Weak stiffness-induced regulation of strongly directional waveguides in anti-tetrachiral spiral metamaterials

Abstract

In-plane weak stiffness and low-frequency strong directional wave regulation at high tensile strains are key considerations for engineering applications. To overcome this problem, a novel anti-tetrachiral spiral metamaterial with low-frequency wave regulation under high tensile strain is designed by introducing Archimedean spiral holes into the perforated plate. The wave attenuation properties and Poisson's ratio characteristics of the proposed anti-tetrachiral spiral metamaterial are investigated through numerical simulations and experimental testing of prototype samples fabricated by additive manufacturing. The results show that weak stiffness is the key factor contributing to the low-frequency bandgap (BG) and zero Poisson's ratio (ZPR) characteristics.
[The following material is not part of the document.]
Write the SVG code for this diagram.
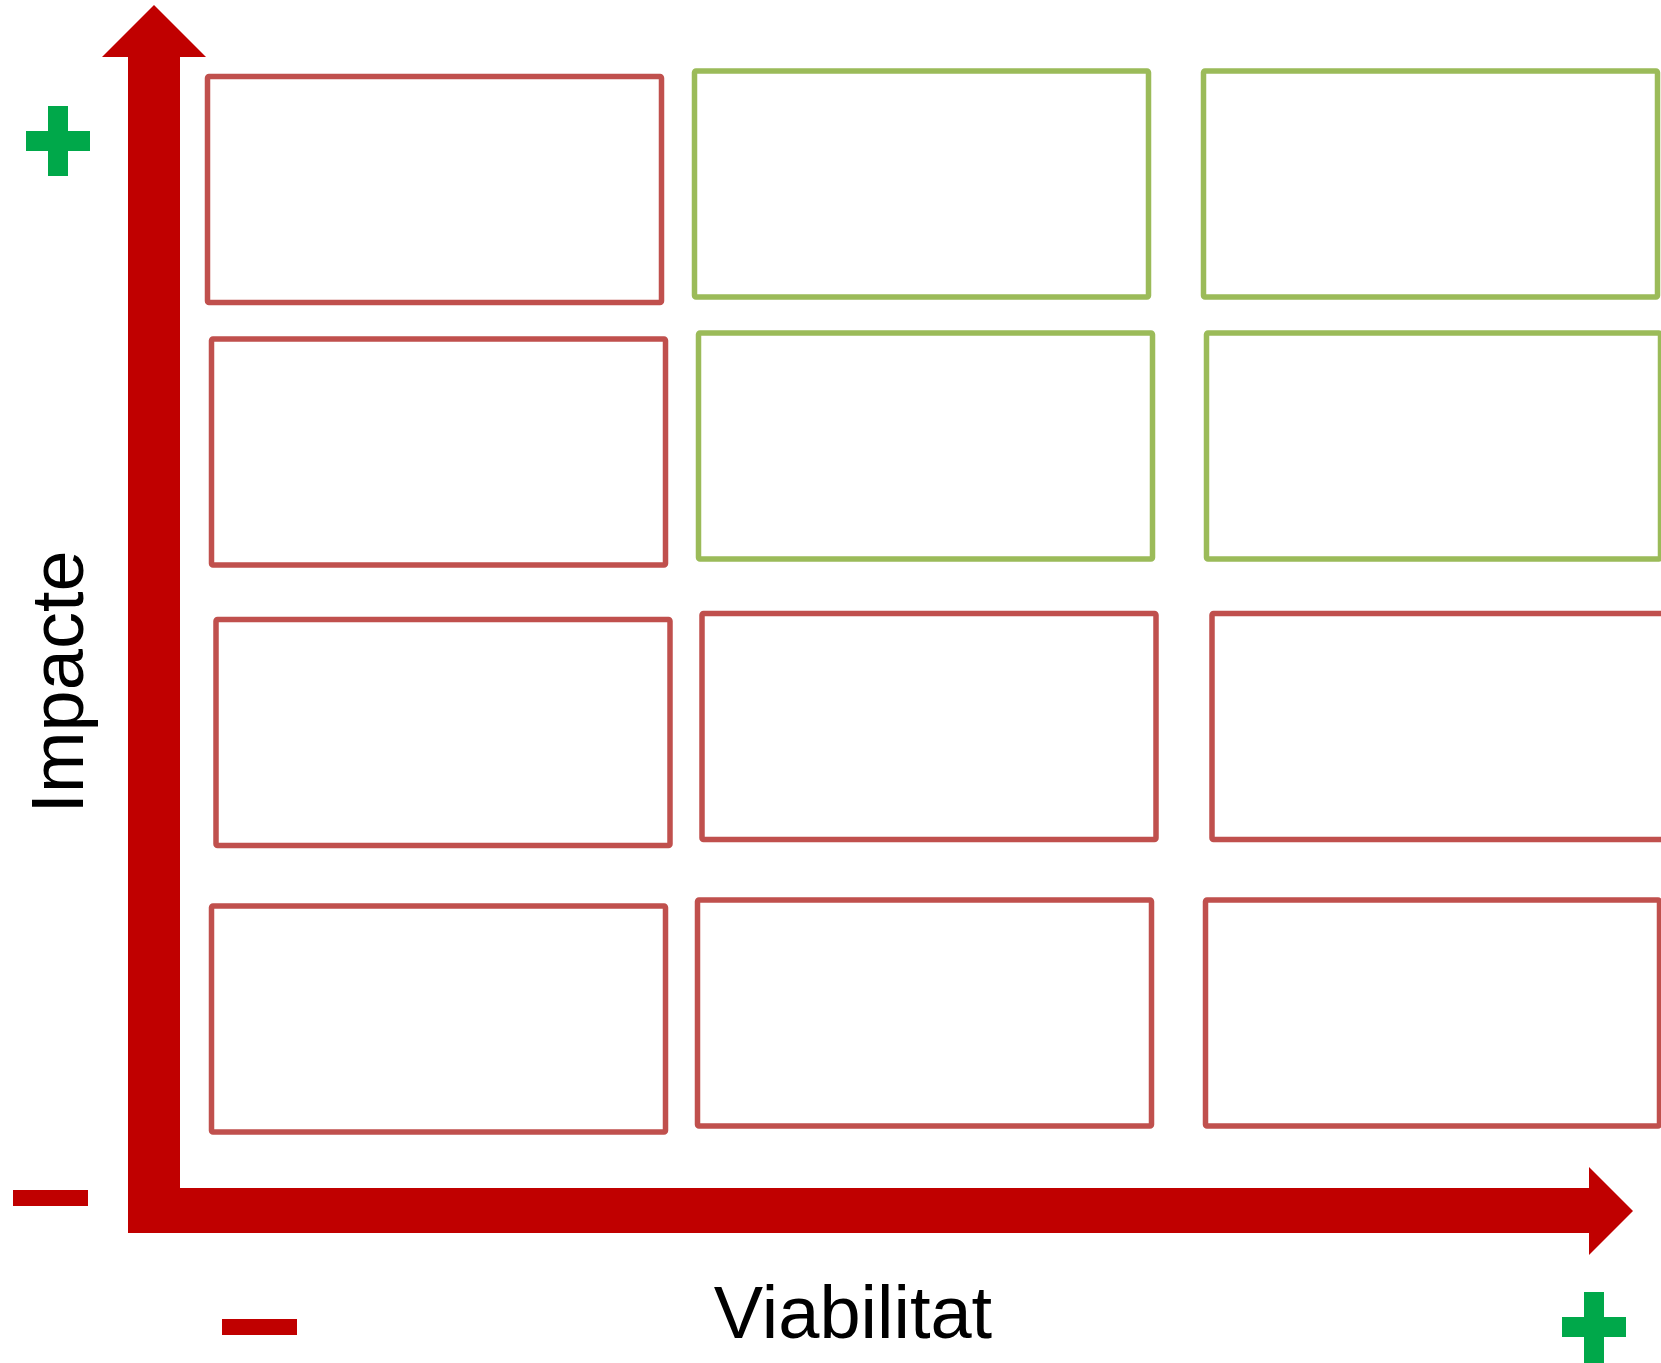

The Bragg-type and local resonance-type wave can be interconverted by regulating the stiffness to possess the low-frequency strong wave attenuation capability. The BG frequency of the proposed metamaterial is reduced to 7.88 ‰ of a conventional perforated plate, and its tensile stiffness and maximum mises stress are reduced to 0.23 ‰ and 12.12 ‰ of a conventional perforated plate. Furthermore, the design of four types of waveguide paths with negligible susceptibility to tensile deformation. ZPR structures at weak stiffness have strong directional wave regulation capability in the low-frequency domains, which enables stable wave transport properties independent of tensile deformation. The designed ZPR structures with low in-plane stiffness and low-frequency BG characteristics as well as the strong directional wave regulation are expected to play a key role in the design of future high-performance waveguide devices and tunable BG materials.